I've moved back and forth over the last couple of decade or so between Macs, Windows, Slackware, the BSD's, and more recently Ubuntu. I chose it basically because:
- I'd heard good things
- I had some CD's handy and no decent internet connection available at the time
- I needed a Linux to support some annoying hardware.
It served me well for a couple of years.
My eventual reason for switching was due to my personal preferences, and it's gradual shift further away from them:
I'm prone to minimalism, and I found that Ubuntu was always doing things automagically that I didn't want behind my back that took an inordinate amount of work to get rid of - sometimes with multiple, conflicting packages modifying each others behaviour. Particularly around upgrade time, it was just a PITA to figure out what needed changing all over again to set things back to how I liked them.
A lot of their work goes into features that I really just have no use for - PulseAudio was unpleasant, and offered me no benefits over ALSA. HAL and DBUS were both irrelevant AND annoying to the way I like to use my computer. I don't use GNOME, or KDE, so improvements in those areas just weren't interesting to me.
The final straw was an update that meant compiz just wouldn't run anymore on my hardware - which, coming after several days of customizing it, and it being a laptop with no chance of upgrading, was a Big Deal to me.

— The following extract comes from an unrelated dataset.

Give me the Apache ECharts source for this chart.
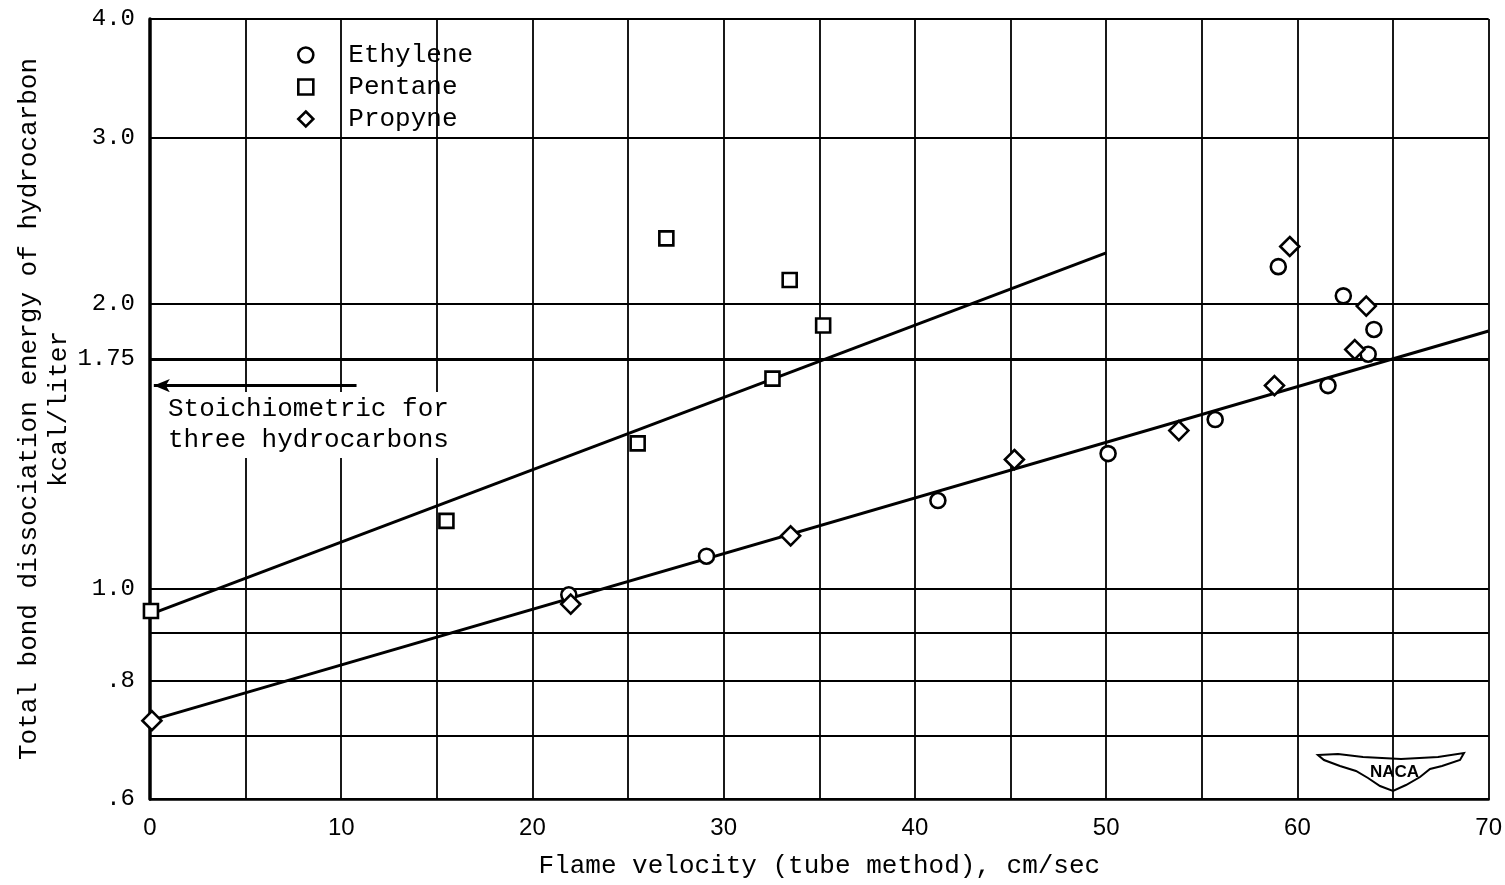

So I've been running arch for nearly a year now, and am fairly happy with it. In all honesty, I'd probably prefer to go back to FreeBSD, but with no pressing need, I find these days that I'm not really willing to invest the time to change - it's not broken, and I'd rather spend my time doing other things.
I've tweaked Arch into a state that I'm fairly happy with, and their design decisions generally mesh well with my way of doing things.
Fundamentally, for me, it was matter of personal taste - and my taste isn't really Ubuntu. It was definitely worth running such a variety - I now have a fairly good idea of how they differ, and more importantly to me, of what I want out of a system.